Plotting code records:
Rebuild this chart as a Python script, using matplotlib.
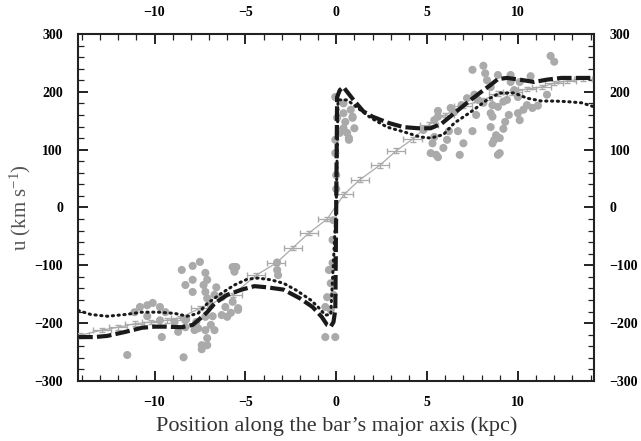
import numpy as np
import matplotlib
matplotlib.use("Agg")
import matplotlib.pyplot as plt
from matplotlib.ticker import MultipleLocator

# --- observed points (grey) ---
obs_x = [11.8, 12.0, 7.5, 8.1, 8.2, 8.3, 8.9, 9.6, 10.7, 8.5, 7.6, 7.2, 6.9, 5.6, 5.4, 4.8,
         5.4, 5.3, 5.9, 5.2, 5.6, 6.8, 7.0, 6.7, 7.5, 6.2, 6.1, 7.7, 8.6, 8.5, 8.8, 8.6,
         9.2, 9.3, 9.5, 10.0, 10.3, 10.8, 10.1, 8.9, 9.4, 9.0, 8.9, 9.8, 10.0, 10.5, 11.1,
         11.6, 8.6, 8.1, 9.2, 10.1, 9.6, 7.8, 6.3, 6.5, 5.6, 8.5, 9.0, 8.7, 5.5,
         -0.05, 0.4, 0.8, 0.9, 0.5, 1.0, 0.7, 0.2, 0.4, 0.05, 0.4, 0.9, 0.6, 0.7, 0.2,
         0.0, 0.0, -0.05, -0.05, -0.2, -0.4, -0.3, -0.5, -0.6, -0.3, -0.6, -0.05, -0.15,
         -0.2, -0.15, -3.25, -3.25, -3.2, -5.7, -5.6,
         -7.5, -7.9, -8.5, -5.6, -8.3, -7.9, -7.3, -7.9, -7.2, -7.1, -7.1, -6.9, -10.1,
         -10.4, -10.8, -9.7, -9.4, -11.1, -10.4, -9.7, -8.9, -8.3, -7.7, -7.2, -6.8, -8.7,
         -8.3, -7.8, -7.2, -7.1, -7.4, -6.9, -6.7, -9.6, -11.5, -8.4, -6.3, -6.1, -5.7,
         -5.4, -6.3, -6.7, -6.6, -7.2, -7.6, -6.0, -5.8, -5.4, -5.5, -7.1, -7.4]
obs_u = [262, 252, 238, 245, 232, 220, 229, 229, 227, 208, 195, 189, 177, 167, 151, 134,
         122, 111, 103, 94, 87, 91, 111, 132, 132, 132, 117, 160, 157, 139, 125, 111,
         136, 148, 160, 163, 169, 172, 151, 174, 186, 94, 91, 203, 191, 177, 176,
         195, 177, 181, 183, 217, 217, 186, 172, 165, 157, 163, 120, 117, 91,
         191, 180, 169, 157, 148, 137, 117, 129, 137, 155, 163, 155, 129, 120, 131,
         56, 32, 94, 117, -56, -108, -131, -155, -172, -177, -224, -224, -151,
         -96, -22, -95, -108, -117, -103, -111,
         -94, -101, -108, -103, -134, -125, -134, -146, -146, -125, -157, -169, -165,
         -169, -172, -172, -181, -181, -188, -195, -198, -195, -198, -189, -188, -215,
         -207, -212, -212, -226, -238, -203, -212, -224, -255, -259, -186, -172, -163,
         -177, -155, -151, -138, -113, -209, -189, -182, -174, -103, -238, -245]

# --- binned curve with error bars ---
bin_x = [-14.1, -12.9, -12.0, -11.1, -10.2, -9.3, -8.6, -7.5, -5.7, -4.4, -3.3, -2.4,
         -1.5, -0.5, 0.44, 1.3, 2.4, 3.3, 4.2, 5.1, 6.0, 7.0, 8.1, 8.9, 9.7, 10.5, 11.3,
         12.0, 12.7, 13.6]
bin_u = [-221, -212, -207, -201, -198, -195, -191, -174, -151, -117, -96, -70,
         -44, -20, 23, 48, 73, 98, 118, 143, 160, 176, 186, 197, 199, 205, 208,
         215, 219, 222]

# --- model 1 (dashed) ---
m1_x = [-14.2, -13.3, -12.6, -11.6, -10.7, -10.0, -9.4, -8.5, -7.9, -7.6, -7.1, -6.7,
        -6.0, -5.2, -4.5, -3.8, -2.9, -2.0, -1.3, -0.8, -0.5, -0.3, -0.15, -0.05, 0.0,
        0.05, 0.2, 0.4, 0.95, 1.5, 2.0, 2.9, 3.7, 4.5, 5.2, 5.8, 6.5, 7.2, 7.9, 8.5,
        8.9, 9.4, 10.1, 10.9, 11.6, 12.4, 13.3, 14.2]
m1_u = [-224, -224, -222, -215, -208, -206, -206, -207, -203, -195, -181, -166,
        -151, -142, -136, -138, -142, -157, -172, -189, -203, -206, -198, -177, 0,
        191, 203, 208, 186, 166, 157, 146, 139, 137, 137, 145, 163, 181, 198, 212,
        222, 224, 221, 217, 221, 224, 224, 224]

# --- model 2 (dotted) ---
m2_x = [-14.2, -13.5, -12.6, -11.6, -10.7, -9.8, -8.9, -8.2, -7.6, -7.1, -6.3, -5.6,
        -4.9, -4.3, -3.6, -2.9, -2.2, -1.4, -1.0, -0.6, -0.3, 0.0, 0.1, 0.6, 1.1, 1.9,
        2.8, 3.7, 4.6, 5.2, 5.9, 6.5, 7.4, 8.3, 9.0, 9.8, 10.5, 11.3, 12.0, 12.7, 13.5,
        14.2]
m2_u = [-178, -185, -188, -185, -181, -181, -183, -188, -183, -166, -148, -134,
        -124, -122, -125, -131, -143, -160, -172, -186, -185, 0, 186, 186, 174, 155,
        139, 131, 122, 120, 126, 146, 165, 186, 198, 198, 189, 184, 184, 183, 181,
        174]

serif = "Liberation Serif"
plt.rcParams["mathtext.fontset"] = "custom"
plt.rcParams["mathtext.rm"] = serif
plt.rcParams["mathtext.it"] = serif + ":italic"

fig = plt.figure(figsize=(6.41, 4.41), dpi=100)
ax = fig.add_axes([0.122, 0.136, 0.805, 0.787])

ax.scatter(obs_x, obs_u, s=34, color="#aaaaaa", edgecolors="none", zorder=2)
ax.errorbar(bin_x, bin_u, xerr=0.5, yerr=4, color="#aaaaaa", lw=0.9, elinewidth=0.9,
            capsize=2, zorder=3)
ax.plot(m1_x, m1_u, color="#1a1a1a", lw=3.0, dashes=(3.5, 1.0), zorder=4)
ax.plot(m2_x, m2_u, color="#1a1a1a", lw=2.2, linestyle=(0, (0.4, 1.5)),
        dash_capstyle="round", zorder=4)

ax.set_xlim(-14.2, 14.2)
ax.set_ylim(-300, 300)
ax.xaxis.set_major_locator(MultipleLocator(5))
ax.xaxis.set_minor_locator(MultipleLocator(1))
ax.yaxis.set_major_locator(MultipleLocator(100))
ax.yaxis.set_minor_locator(MultipleLocator(20))
ax.tick_params(which="both", direction="in", top=True, right=True,
               labeltop=True, labelright=True, color="#222222")
ax.tick_params(which="major", length=7, width=1.4, pad=11)
ax.tick_params(which="minor", length=4, width=0.9)
for lab in ax.get_xticklabels() + ax.get_yticklabels():
    lab.set_fontfamily(serif)
    lab.set_fontweight("bold")
    lab.set_fontsize(10)
for sp in ax.spines.values():
    sp.set_linewidth(1.5)
    sp.set_color("#222222")

ax.set_xlabel("Position along the bar\u2019s major axis (kpc)", fontfamily=serif,
              fontsize=16, color="#333333", labelpad=5)
ax.set_ylabel("u (km s$^{-1}$)", fontfamily=serif, fontsize=15, color="#555555",
              labelpad=1)

fig.savefig("out.png", dpi=100)
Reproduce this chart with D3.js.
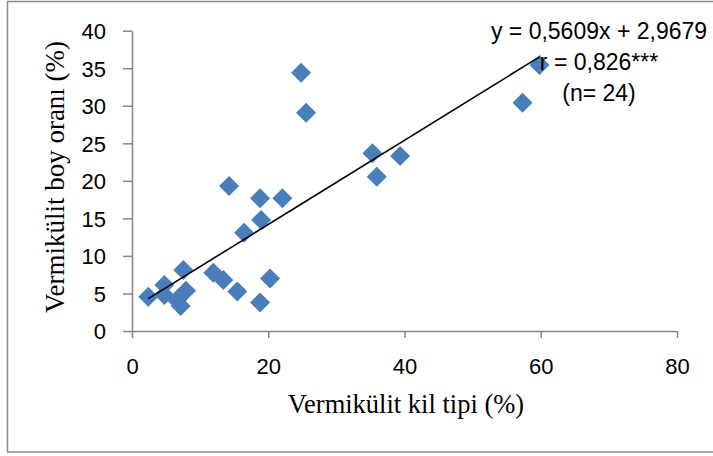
<!DOCTYPE html>
<html>
<head>
<meta charset="utf-8">
<script src="https://cdn.jsdelivr.net/npm/d3@7"></script>
<style>
  html, body { margin: 0; padding: 0; background: #fff; }
  svg { display: block; }
</style>
</head>
<body>
<svg id="chart" width="713" height="456"></svg>
<script>
// ---- data ----
const xValues = [2.39, 4.74, 4.74, 6.56, 7.15, 7.53, 7.93, 11.94, 13.41, 14.25, 15.46, 16.45,
                 18.8, 18.8, 18.95, 20.27, 22.07, 24.82, 25.55, 35.29, 35.94, 39.36, 57.32, 59.82];
const yValues = [4.57, 6.13, 4.80, 4.13, 3.33, 8.13, 5.37, 7.77, 6.79, 19.31, 5.26, 13.09,
                 17.68, 3.80, 14.79, 6.99, 17.68, 34.4, 29.08, 23.67, 20.55, 23.31, 30.41, 35.43];
const xTicks = [0, 20, 40, 60, 80];
const yTicks = [0, 5, 10, 15, 20, 25, 30, 35, 40];
const slope = 0.5609;
const intercept = 2.9679;
const annotation = ["y = 0,5609x + 2,9679", "r = 0,826***", "(n= 24)"];
const xTitle = "Vermikülit kil tipi (%)";
const yTitle = "Vermikülit boy oranı (%)";

// ---- layout ----
const svg = d3.select("#chart");
const plot = { left: 132, right: 677, top: 30.7, bottom: 331 };
const x = d3.scaleLinear().domain([0, 80]).range([plot.left, plot.right]);
const y = d3.scaleLinear().domain([0, 40]).range([plot.bottom, plot.top]);
const axisColor = "#868686";
const sansFont = "'Liberation Sans', Arial, sans-serif";
const serifFont = "'Liberation Serif', 'Times New Roman', serif";

// outer chart border
svg.append("rect")
  .attr("x", 7.5).attr("y", 1.5)
  .attr("width", 720).attr("height", 450.5)
  .attr("fill", "none").attr("stroke", "#8a8a8a").attr("stroke-width", 1.5);

// x axis
const xAxis = svg.append("g")
  .attr("transform", `translate(0,${plot.bottom})`)
  .call(d3.axisBottom(x).tickValues(xTicks).tickSize(7).tickPadding(20).tickSizeOuter(0));
// y axis
const yAxis = svg.append("g")
  .attr("transform", `translate(${plot.left},0)`)
  .call(d3.axisLeft(y).tickValues(yTicks).tickSize(9).tickPadding(17).tickSizeOuter(0));

[xAxis, yAxis].forEach(g => {
  g.select(".domain").attr("stroke", axisColor).attr("stroke-width", 1.5);
  g.selectAll(".tick line").attr("stroke", axisColor).attr("stroke-width", 1.5);
  g.selectAll(".tick text")
    .attr("fill", "#000")
    .style("font-family", sansFont)
    .style("font-size", "22px");
});
yAxis.selectAll(".tick text").attr("dy", "0.36em");

// points (diamonds)
const r = 10;
const diamond = `M0,${-r}L${r},0L0,${r}L${-r},0Z`;
svg.append("g").selectAll("path")
  .data(xValues.map((v, i) => [v, yValues[i]]))
  .join("path")
  .attr("d", diamond)
  .attr("transform", d => `translate(${x(d[0])},${y(d[1])})`)
  .attr("fill", "#4A7EBB");

// trend line (drawn over the points)
const xMin = d3.min(xValues), xMax = d3.max(xValues);
svg.append("line")
  .attr("x1", x(xMin)).attr("y1", y(slope * xMin + intercept))
  .attr("x2", x(xMax)).attr("y2", y(slope * xMax + intercept))
  .attr("stroke", "#000").attr("stroke-width", 1.6);

// annotation text
svg.append("g").selectAll("text")
  .data(annotation)
  .join("text")
  .attr("x", 599)
  .attr("y", (d, i) => 38.5 + i * 31)
  .attr("text-anchor", "middle")
  .style("font-family", sansFont)
  .style("font-size", "23px")
  .attr("fill", "#000")
  .text(d => d);

// axis titles
svg.append("text")
  .attr("x", 406).attr("y", 413)
  .attr("text-anchor", "middle")
  .style("font-family", serifFont)
  .style("font-size", "26.5px")
  .attr("fill", "#000")
  .text(xTitle);

svg.append("text")
  .attr("transform", "translate(64,177) rotate(-90)")
  .attr("text-anchor", "middle")
  .style("font-family", serifFont)
  .style("font-size", "27px")
  .attr("fill", "#000")
  .text(yTitle);
</script>
</body>
</html>
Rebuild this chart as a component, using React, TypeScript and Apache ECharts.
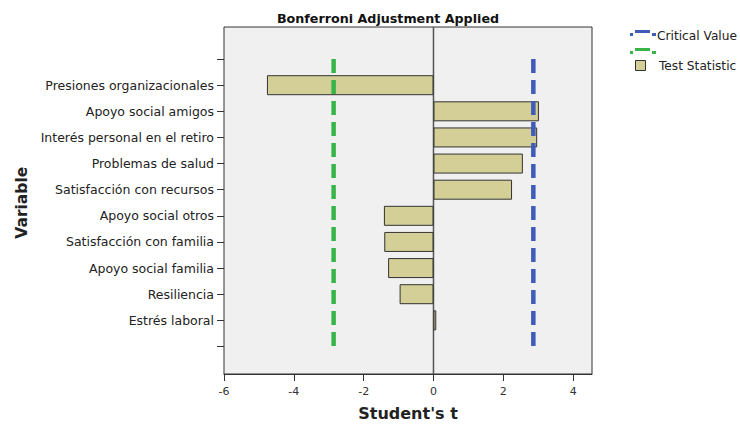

## [Set exercise]
All lines from the start of the entries through the one with "from matplotlib.ticker import MultipleLocator" are to be output exactly; omit the pictures.

## [Correct output]
Rebuild this chart as a Python script, using matplotlib.
import numpy as np
import matplotlib
matplotlib.use("Agg")
import matplotlib.pyplot as plt
from matplotlib.ticker import MultipleLocator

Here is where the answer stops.